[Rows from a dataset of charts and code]
-.-.-

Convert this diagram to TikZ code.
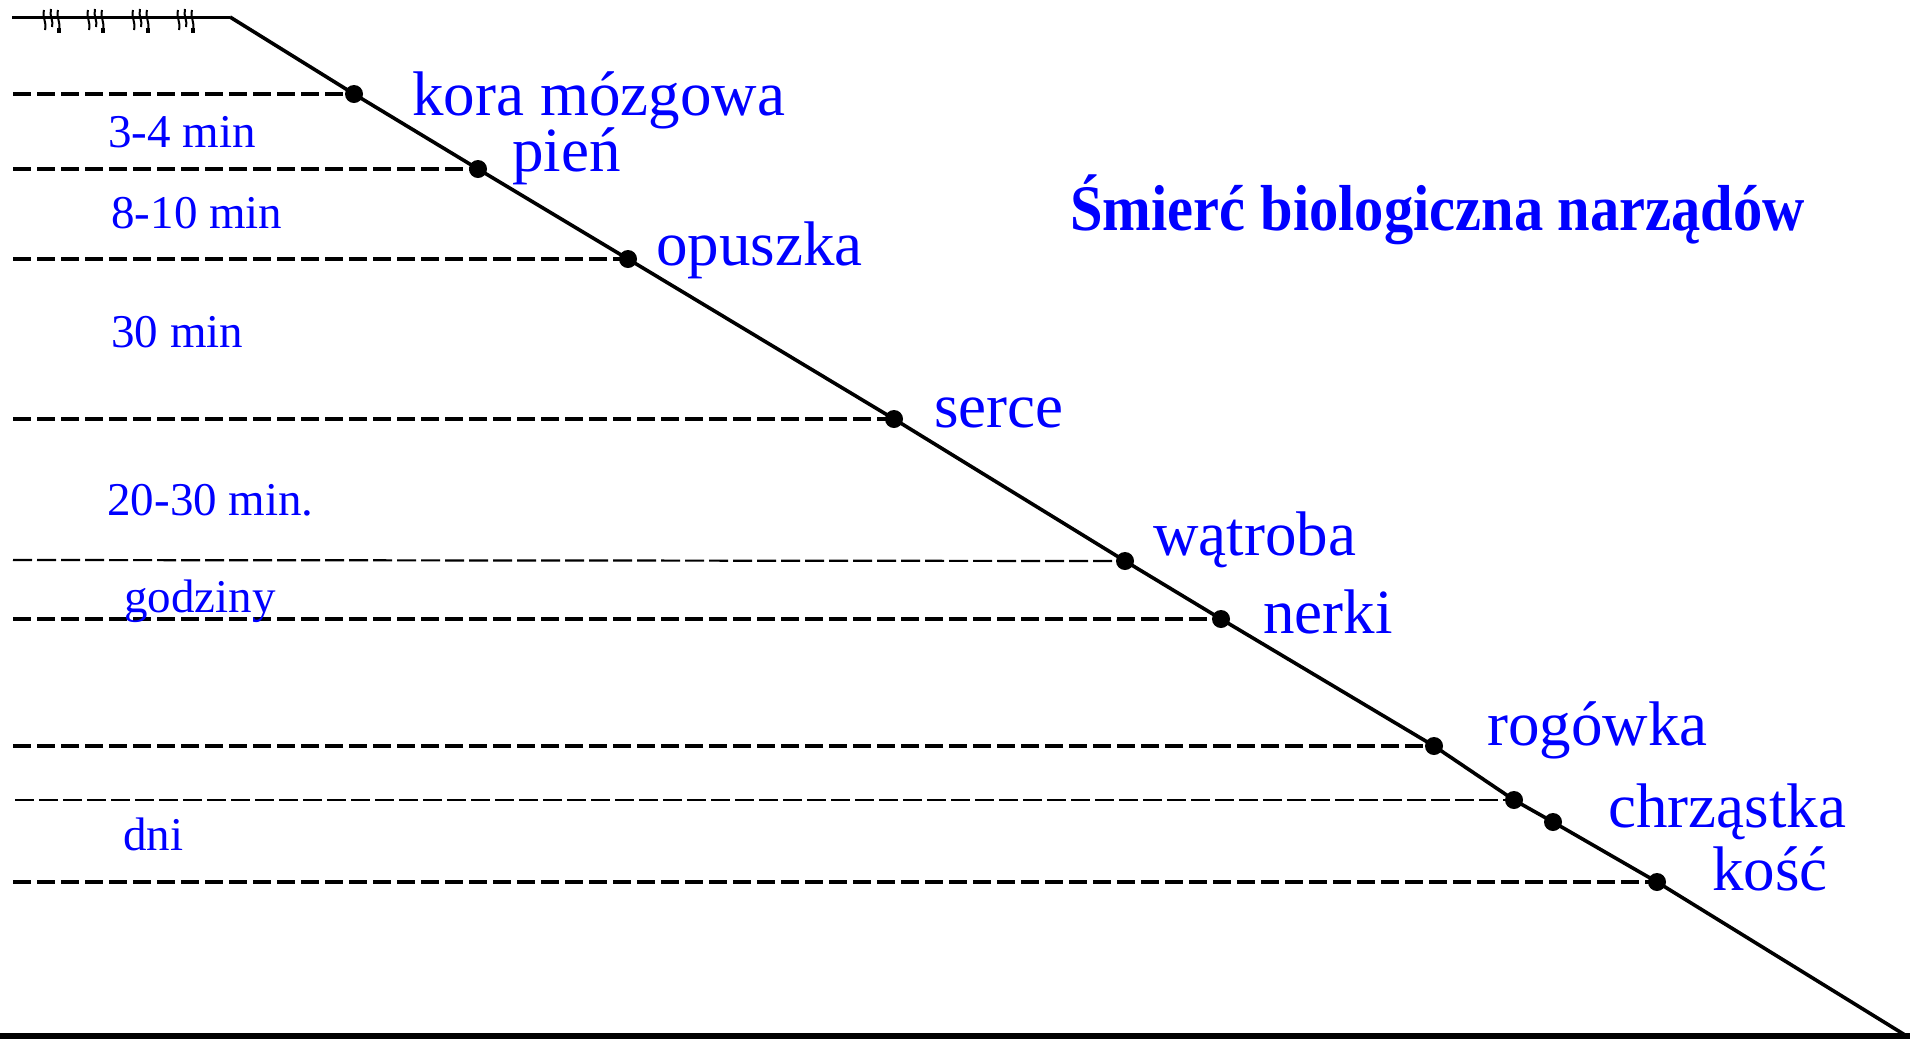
\documentclass[tikz,border=0pt]{standalone}
\usepackage{fontspec}
\setmainfont{Liberation Serif}
\begin{document}
\begin{tikzpicture}[x=0.5pt,y=-0.5pt,
  dot/.style={circle,fill=black,inner sep=0pt,minimum size=9pt},
  big/.style={text=blue,font=\fontsize{31.5}{36}\selectfont,anchor=base west,inner sep=0pt},
  small/.style={text=blue,font=\fontsize{23.5}{28}\selectfont,anchor=base west,inner sep=0pt},
  thickdash/.style={line width=2.4pt,dash pattern=on 9pt off 3pt},
  thindash/.style={line width=1.1pt,dash pattern=on 9.5pt off 2.5pt},
  slope/.style={line width=1.8pt,line join=round},
  grass/.style={line width=1pt}]
\path[use as bounding box,fill=white] (0,0) rectangle (1910,1040);
% top ground line with grass marks
\coordinate (topL) at (12,17);
\coordinate (top) at (230,17);
\coordinate (bot) at (1905,1035);
\coordinate (baseL) at (0,1036);
\coordinate (baseR) at (1910,1036);
\draw[line width=1.5pt] (topL) -- (top);
\foreach \cx in {52,96,141,186}{
  \draw[grass] (\cx-8,10) .. controls (\cx-10,18) and (\cx-5,22) .. (\cx-7,30);
  \draw[grass] (\cx-1,9) .. controls (\cx-3,16) and (\cx+2,21) .. (\cx,27);
  \draw[grass] (\cx+6,10) .. controls (\cx+4,18) and (\cx+9,22) .. (\cx+7,30);
  \fill (\cx+5,28) rectangle (\cx+9,33);
}
% dots on the slope
\node[dot] (d1) at (354,94) {};
\node[dot] (d2) at (478,169) {};
\node[dot] (d3) at (628,259) {};
\node[dot] (d4) at (894,419) {};
\node[dot] (d5) at (1125,561) {};
\node[dot] (d6) at (1221,619) {};
\node[dot] (d7) at (1434,746) {};
\node[dot] (d8) at (1514,800) {};
\node[dot] (d9) at (1553,822) {};
\node[dot] (d10) at (1657,882) {};
% slope
\draw[slope] (top) -- (d1.center) -- (d2.center) -- (d3.center) -- (d4.center)
  -- (d5.center) -- (d6.center) -- (d7.center) -- (d8.center) -- (d9.center)
  -- (d10.center) -- (bot);
% base line
\draw[line width=2.6pt] (baseL) -- (baseR);
% left ends of level lines
\coordinate (l1) at (13,94);
\coordinate (l2) at (13,169);
\coordinate (l3) at (13,259);
\coordinate (l4) at (13,419);
\coordinate (l5) at (13,560);
\coordinate (l6) at (13,619);
\coordinate (l7) at (13,746);
\coordinate (l8) at (15,800);
\coordinate (l10) at (13,882);
\draw[thickdash] (l1) -- (d1.center);
\draw[thickdash] (l2) -- (d2.center);
\draw[thickdash] (l3) -- (d3.center);
\draw[thickdash] (l4) -- (d4.center);
\draw[thindash] (l5) -- (d5.center);
\draw[thickdash] (l6) -- (d6.center);
\draw[thickdash] (l7) -- (d7.center);
\draw[thindash] (l8) -- (d8.center);
\draw[thickdash] (l10) -- (d10.center);
% organ labels
\node[big] (t1) at (412,115) {kora mózgowa};
\node[big] (t2) at (512,171) {pień};
\node[big] (t3) at (656,265) {opuszka};
\node[big] (t4) at (934,427) {serce};
\node[big] (t5) at (1153,555) {wątroba};
\node[big] (t6) at (1263,633) {nerki};
\node[big] (t7) at (1487,745) {rogówka};
\node[big] (t9) at (1608,827) {chrząstka};
\node[big] (t10) at (1712,890) {kość};
% time labels
\node[small] (m1) at (108,147) {3-4 min};
\node[small] (m2) at (111,228) {8-10 min};
\node[small] (m3) at (111,347) {30 min};
\node[small] (m4) at (107,515) {20-30 min.};
\node[small] (m5) at (124,612) {godziny};
\node[small] (m6) at (123,850) {dni};
% title
\node[anchor=base west,text=blue,inner sep=0pt,font=\bfseries\fontsize{32.5}{38}\selectfont] (title) at (1070,230) {\scalebox{0.9}[1]{Śmierć biologiczna narządów}};
\end{tikzpicture}
\end{document}
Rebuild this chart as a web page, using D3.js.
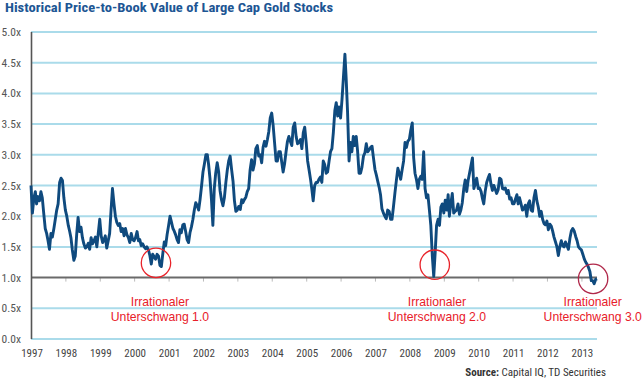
<!DOCTYPE html>
<html>
<head>
<meta charset="utf-8">
<script src="https://cdn.jsdelivr.net/npm/d3@7/dist/d3.min.js"></script>
<style>
  html, body { margin: 0; padding: 0; background: #ffffff; }
  svg { display: block; }
</style>
</head>
<body>
<svg id="chart" width="644" height="382"></svg>
<script>
// ---------- DATA (semi-monthly readings: 1st and 16th of each month) ----------
const years = [1997, 1998, 1999, 2000, 2001, 2002, 2003, 2004, 2005, 2006, 2007, 2008, 2009, 2010, 2011, 2012, 2013];
const v1997 = [2.50, 2.05, 2.30, 2.40, 2.20, 2.32, 2.25, 2.40, 2.30, 2.05, 1.80, 1.72, 1.60, 1.46, 1.72, 1.66, 1.80, 1.95, 2.10, 2.20, 2.55, 2.62, 2.58, 2.30];
const v1998 = [2.10, 2.00, 1.85, 1.75, 1.65, 1.45, 1.28, 1.35, 1.70, 1.98, 1.75, 1.82, 1.65, 1.55, 1.48, 1.50, 1.56, 1.46, 1.65, 1.55, 1.60, 1.66, 1.50, 1.72];
const v1999 = [1.95, 1.68, 1.57, 1.62, 1.68, 1.48, 1.60, 1.72, 2.10, 2.45, 2.20, 2.00, 1.90, 1.85, 1.88, 1.75, 1.80, 1.68, 1.80, 1.70, 1.65, 1.57, 1.72, 1.62];
const v2000 = [1.60, 1.65, 1.75, 1.60, 1.62, 1.52, 1.55, 1.50, 1.47, 1.50, 1.45, 1.36, 1.22, 1.38, 1.34, 1.30, 1.38, 1.35, 1.20, 1.18, 1.40, 1.58, 1.52, 1.70];
const v2001 = [1.85, 2.00, 1.90, 1.80, 1.76, 1.70, 1.62, 1.57, 1.78, 1.73, 1.86, 1.87, 1.75, 1.62, 1.57, 1.73, 1.83, 1.95, 2.10, 2.22, 2.17, 2.10, 2.27, 2.48];
const v2002 = [2.72, 2.85, 3.00, 3.00, 2.85, 2.62, 2.27, 1.85, 2.45, 2.70, 2.87, 2.73, 2.42, 2.27, 2.17, 2.30, 2.55, 2.75, 2.90, 2.98, 2.76, 2.57, 2.25, 2.08];
const v2003 = [2.10, 2.16, 2.11, 2.27, 2.22, 2.27, 2.31, 2.40, 2.45, 2.75, 2.92, 2.75, 2.85, 3.10, 3.15, 2.98, 3.00, 2.87, 3.12, 3.22, 3.14, 3.25, 3.38, 3.60];
const v2004 = [3.68, 3.48, 3.18, 2.90, 2.90, 3.05, 3.05, 2.88, 2.72, 2.85, 3.05, 3.22, 3.30, 3.22, 3.15, 3.45, 3.52, 3.30, 3.18, 3.20, 3.25, 3.10, 3.36, 3.45];
const v2005 = [3.20, 2.90, 2.75, 2.60, 2.45, 2.25, 2.50, 2.55, 2.55, 2.60, 2.64, 2.55, 2.90, 2.84, 2.70, 2.72, 2.90, 3.05, 3.10, 3.36, 3.72, 3.85, 3.63, 3.78];
const v2006 = [3.60, 3.90, 4.28, 4.64, 4.25, 3.70, 2.90, 3.20, 3.05, 3.30, 3.15, 3.30, 3.05, 2.70, 2.70, 2.80, 2.98, 3.03, 3.18, 3.05, 3.08, 3.12, 3.14, 2.95];
const v2007 = [2.76, 2.67, 2.56, 2.46, 2.35, 2.12, 2.05, 2.00, 1.96, 2.10, 2.08, 1.95, 1.95, 2.15, 2.38, 2.58, 2.78, 2.70, 2.60, 2.75, 2.90, 3.20, 3.12, 3.22];
const v2008 = [3.25, 3.40, 3.52, 2.95, 2.70, 2.60, 2.45, 2.60, 2.65, 2.60, 3.05, 2.45, 2.30, 2.35, 2.10, 1.85, 1.35, 1.02, 1.40, 1.85, 1.95, 1.85, 2.15, 2.20];
const v2009 = [2.05, 2.26, 2.10, 2.35, 2.00, 2.20, 2.37, 2.05, 2.08, 2.10, 2.20, 2.03, 2.10, 2.22, 2.45, 2.59, 2.40, 2.58, 2.70, 2.82, 2.95, 2.45, 2.53, 2.62];
const v2010 = [2.45, 2.46, 2.40, 2.28, 2.20, 2.40, 2.55, 2.62, 2.68, 2.53, 2.42, 2.50, 2.44, 2.37, 2.43, 2.62, 2.60, 2.45, 2.44, 2.46, 2.37, 2.42, 2.28, 2.30];
const v2011 = [2.20, 2.20, 2.28, 2.35, 2.20, 2.30, 2.20, 2.10, 2.12, 2.18, 2.00, 2.20, 2.25, 2.10, 2.08, 2.30, 2.42, 2.25, 2.15, 2.00, 2.08, 1.95, 1.88, 1.86];
const v2012 = [1.92, 1.78, 1.87, 1.84, 1.76, 1.66, 1.58, 1.50, 1.36, 1.50, 1.60, 1.52, 1.50, 1.58, 1.52, 1.46, 1.64, 1.76, 1.80, 1.76, 1.67, 1.60, 1.50, 1.47];
const v2013 = [1.45, 1.38, 1.30, 1.25, 1.22, 1.17, 1.10, 0.95, 0.95, 0.90, 0.97, 0.98];
const yearValues = [v1997, v1998, v1999, v2000, v2001, v2002, v2003, v2004, v2005, v2006, v2007, v2008, v2009, v2010, v2011, v2012, v2013];

const yTickValues = [0, 0.5, 1.0, 1.5, 2.0, 2.5, 3.0, 3.5, 4.0, 4.5, 5.0];
const referenceLevel = 1.0;

// annotations: circled troughs
const annoDates = ["2000-08-20", "2008-09-27", "2013-05-05"];
const annoValues = [1.24, 1.21, 0.98];
const annoLine1 = ["Irrationaler", "Irrationaler", "Irrationaler"];
const annoLine2 = ["Unterschwang 1.0", "Unterschwang 2.0", "Unterschwang 3.0"];
const annoLabelDates = ["2000-10-01", "2008-10-20", "2013-05-01"];

const titleText = "Historical Price-to-Book Value of Large Cap Gold Stocks";
const sourceBold = "Source:";
const sourceRest = " Capital IQ, TD Securities";

// ---------- BUILD SERIES ----------
const series = [];
years.forEach((yr, yi) => {
  yearValues[yi].forEach((v, i) => {
    series.push({ date: new Date(yr, Math.floor(i / 2), i % 2 === 0 ? 1 : 16), value: v });
  });
});

// ---------- LAYOUT ----------
const svg = d3.select("#chart");
const plotLeft = 31, plotRight = 597, plotTop = 32, plotBottom = 339;
const NARROW = "'Liberation Sans Narrow', 'Arial Narrow', 'Roboto Condensed', sans-serif";

const x = d3.scaleTime()
  .domain([new Date(1997, 0, 1), new Date(2014, 0, 1)])
  .range([plotLeft, plotLeft + 17 * 34.4]);
const y = d3.scaleLinear().domain([0, 5]).range([plotBottom, plotTop]);

// gridlines
svg.append("g").selectAll("line")
  .data(yTickValues.filter(v => v !== referenceLevel))
  .join("line")
  .attr("x1", plotLeft).attr("x2", plotRight)
  .attr("y1", d => y(d)).attr("y2", d => y(d))
  .attr("stroke", "#aadbea").attr("stroke-width", 2);

// y labels
svg.append("g").selectAll("text")
  .data(yTickValues)
  .join("text")
  .attr("x", 21).attr("y", d => y(d) + 4)
  .attr("text-anchor", "end")
  .attr("font-family", NARROW).attr("font-size", 11.5)
  .attr("fill", "#555")
  .text(d => d3.format(".1f")(d) + "x");

// reference axis line at 1.0 with year ticks
const xAxis = d3.axisBottom(x)
  .tickValues(years.map(yv => new Date(yv, 0, 1)))
  .tickSize(4)
  .tickFormat("");
const gx = svg.append("g").attr("transform", `translate(0,${y(referenceLevel)})`).call(xAxis);
gx.select(".domain").remove();
gx.selectAll(".tick line").attr("stroke", "#bbb").attr("stroke-width", 1);
svg.append("line")
  .attr("x1", plotLeft).attr("x2", plotRight)
  .attr("y1", y(referenceLevel)).attr("y2", y(referenceLevel))
  .attr("stroke", "#6a6a6a").attr("stroke-width", 2);

// year labels at the bottom
svg.append("g").selectAll("text")
  .data(years)
  .join("text")
  .attr("x", d => x(new Date(d, 0, 1)) + 1)
  .attr("y", 357)
  .attr("text-anchor", "middle")
  .attr("font-family", NARROW).attr("font-size", 11)
  .attr("fill", "#444")
  .text(d => d);

// left axis line
svg.append("line")
  .attr("x1", plotLeft + 0.5).attr("x2", plotLeft + 0.5)
  .attr("y1", y(5)).attr("y2", y(0))
  .attr("stroke", "#555").attr("stroke-width", 1.6);

// data line
const line = d3.line().x(d => x(d.date)).y(d => y(d.value));
svg.append("path")
  .datum(series)
  .attr("d", line)
  .attr("fill", "none")
  .attr("stroke", "#0f4a7e")
  .attr("stroke-width", 2.9)
  .attr("stroke-linejoin", "round");

// annotation circles
const circleColors = ["#e8232a", "#e8232a", "#b0284a"];
svg.append("g").selectAll("circle")
  .data(annoDates)
  .join("circle")
  .attr("cx", d => x(new Date(d)))
  .attr("cy", (d, i) => y(annoValues[i]))
  .attr("r", 14.7)
  .attr("fill", "none")
  .attr("stroke", (d, i) => circleColors[i])
  .attr("stroke-width", 1.3);

// annotation labels
const annoG = svg.append("g")
  .attr("font-family", "'Liberation Sans', Arial, sans-serif")
  .attr("font-size", 12.2)
  .attr("fill", "#e8202a")
  .attr("text-anchor", "middle");
annoLabelDates.forEach((d, i) => {
  annoG.append("text").attr("x", x(new Date(d))).attr("y", 306).text(annoLine1[i]);
  annoG.append("text").attr("x", x(new Date(d))).attr("y", 321).text(annoLine2[i]);
});

// title
svg.append("text")
  .attr("x", 5).attr("y", 12)
  .attr("font-family", NARROW)
  .attr("font-weight", "bold")
  .attr("font-size", 13.5)
  .attr("fill", "#1d5694")
  .attr("textLength", 328)
  .attr("lengthAdjust", "spacingAndGlyphs")
  .text(titleText);

// source
const src = svg.append("text")
  .attr("x", 606).attr("y", 376)
  .attr("text-anchor", "end")
  .attr("font-family", NARROW)
  .attr("font-size", 11)
  .attr("fill", "#333");
src.append("tspan").attr("font-weight", "bold").text(sourceBold);
src.append("tspan").text(sourceRest);
</script>
</body>
</html>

-.-.-

▶ Task directions
Keep only those lines of the records that hold "this", and return them.

▶ Answer in full
Convert this diagram to TikZ code.
Rebuild this chart as a web page, using D3.js.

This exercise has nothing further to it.